Just because the banks are extending you credit it does not mean you qualify for it.
It would be hard to miss the CBC exposure of the Bank employees complaints of pressure on them to pressure sell to clients. I even had one teller at my bank shut down her till and walk with me out to the ATM machine as she was pitching me how to use their branch to do do even more investments.
I actually had never seen her before and was suspicious that she was there to show the other tellers (sales people) just how the high pressure tactics work.
We do advise to check your accounts at least once a year and see if there are crazy insurance charges on your visas / master cards, loans and lines of credit. Check what your interest rates are.
We advise our clients who pay out their credit cards monthly to get a travel points card and have the account rep tell you all your options. Also those who do not pay out a card monthly not to go near points cards as you will never get on that trip because the bank is charging you a whopping 19.99% on the card balance so you will be doing overtime while the CEOs are building their monster cottages.
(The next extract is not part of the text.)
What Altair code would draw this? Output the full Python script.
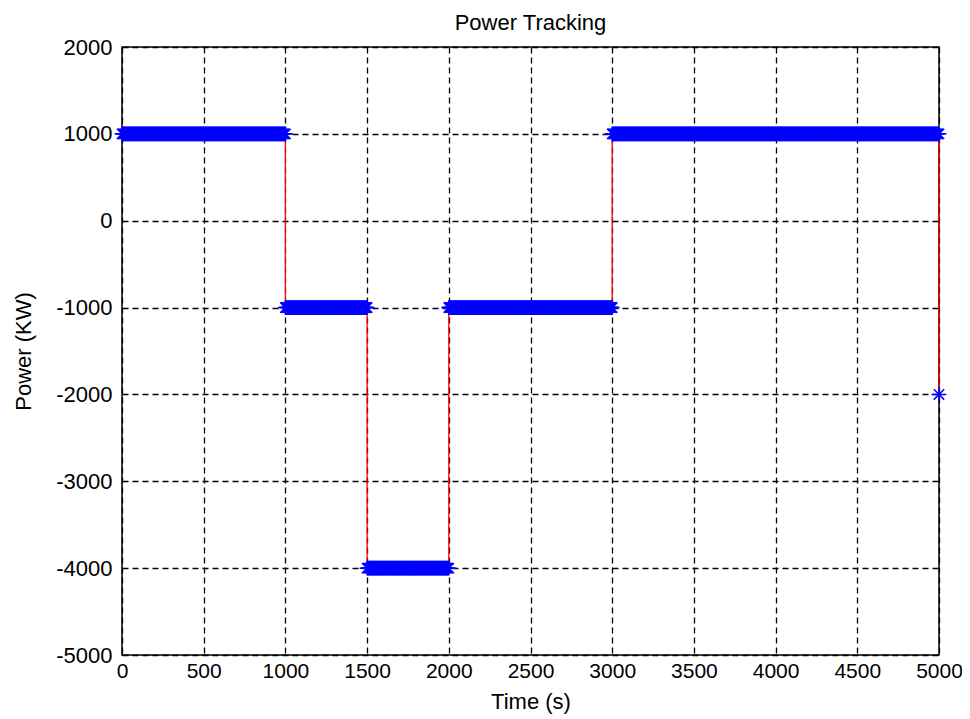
import altair as alt
import pandas as pd

# Step profile: each segment = (start time, end time, power level)
seg_start = [0, 1000, 1500, 2000, 3000]
seg_end = [1000, 1500, 2000, 3000, 5000]
seg_level = [1000, -1000, -4000, -1000, 1000]
sample_step = 5  # seconds between samples
final_time = [5000]
final_level = [-2000]

rows = []
i = 0
for s, e, lv in zip(seg_start, seg_end, seg_level):
    t = s
    while t <= e:
        rows.append({"t": t, "p": lv, "i": i})
        i += 1
        t += sample_step
for t, lv in zip(final_time, final_level):
    rows.append({"t": t, "p": lv, "i": i})
    i += 1
df = pd.DataFrame(rows)

x_ticks = list(range(0, 5001, 500))
y_ticks = list(range(-5000, 2001, 1000))

FONT = "Liberation Sans"

x_enc = alt.X("t:Q", scale=alt.Scale(domain=[0, 5000], nice=False, zero=False),
              axis=alt.Axis(values=x_ticks, title="Time (s)", labelFlush=False,
                            labelExpr="toString(datum.value)"))
y_enc = alt.Y("p:Q", scale=alt.Scale(domain=[-5000, 2000], nice=False, zero=False),
              axis=alt.Axis(values=y_ticks, title="Power (KW)", labelFlush=False,
                            labelExpr="toString(datum.value)"))

line = alt.Chart(df).mark_line(color="#ff0000", strokeWidth=1.3).encode(
    x=x_enc, y=y_enc, order="i:Q")

asterisk = "M-1,0L1,0M0,-1L0,1M-0.7,-0.7L0.7,0.7M-0.7,0.7L0.7,-0.7"
pts = alt.Chart(df).mark_point(shape=asterisk, color="#0000ff", filled=False,
                               strokeWidth=1.5, size=220, opacity=1).encode(
    x=x_enc, y=y_enc)

chart = (line + pts).properties(
    width=817, height=608,
    title=alt.TitleParams("Power Tracking", fontSize=22, font=FONT,
                          fontWeight="normal", offset=1, color="black"),
    padding={"left": 114, "top": 39, "right": 23, "bottom": 62},
    autosize=alt.AutoSizeParams(type="none"),
).configure_view(
    stroke="black", strokeWidth=1.5
).configure_axis(
    grid=True, gridColor="black", gridDash=[6, 4], gridOpacity=1, gridWidth=1.3,
    domain=False, ticks=False,
    labelFont=FONT, labelFontSize=22, labelColor="black",
    titleFont=FONT, titleFontSize=22, titleFontWeight="normal", titleColor="black",
).configure_axisX(
    labelPadding=5, titlePadding=10, labelFontSize=21,
).configure_axisY(
    labelPadding=10, titlePadding=20,
)

chart.save("out.html", embed_options={"renderer": "svg", "actions": False})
Remember also that until the Government legislates that all credit outside your mortgage has to meet a maximum TDS ratio (Total Debt Service of your income) You have to do that calculation yourself. It is easy,
So if you are adding a monthly payment on a debt like a loan it would go like this:
Monthly Mortgage Payment + Property Tax + ( half condo fee) + Line of Credit payment + car loan + whatever else
Your total monthly income before tax.
If your are nearing 40% of your total income you are in the RED ZONE in our books. Pay out any cards immediately even if you have to pull savings (not RRSPs). Or move them onto a cheaper Line of Credit and start attacking that until cleared. Then see if you can put a reasonable car payment on to your TDS
Playing it safe pays off for you – not the banks.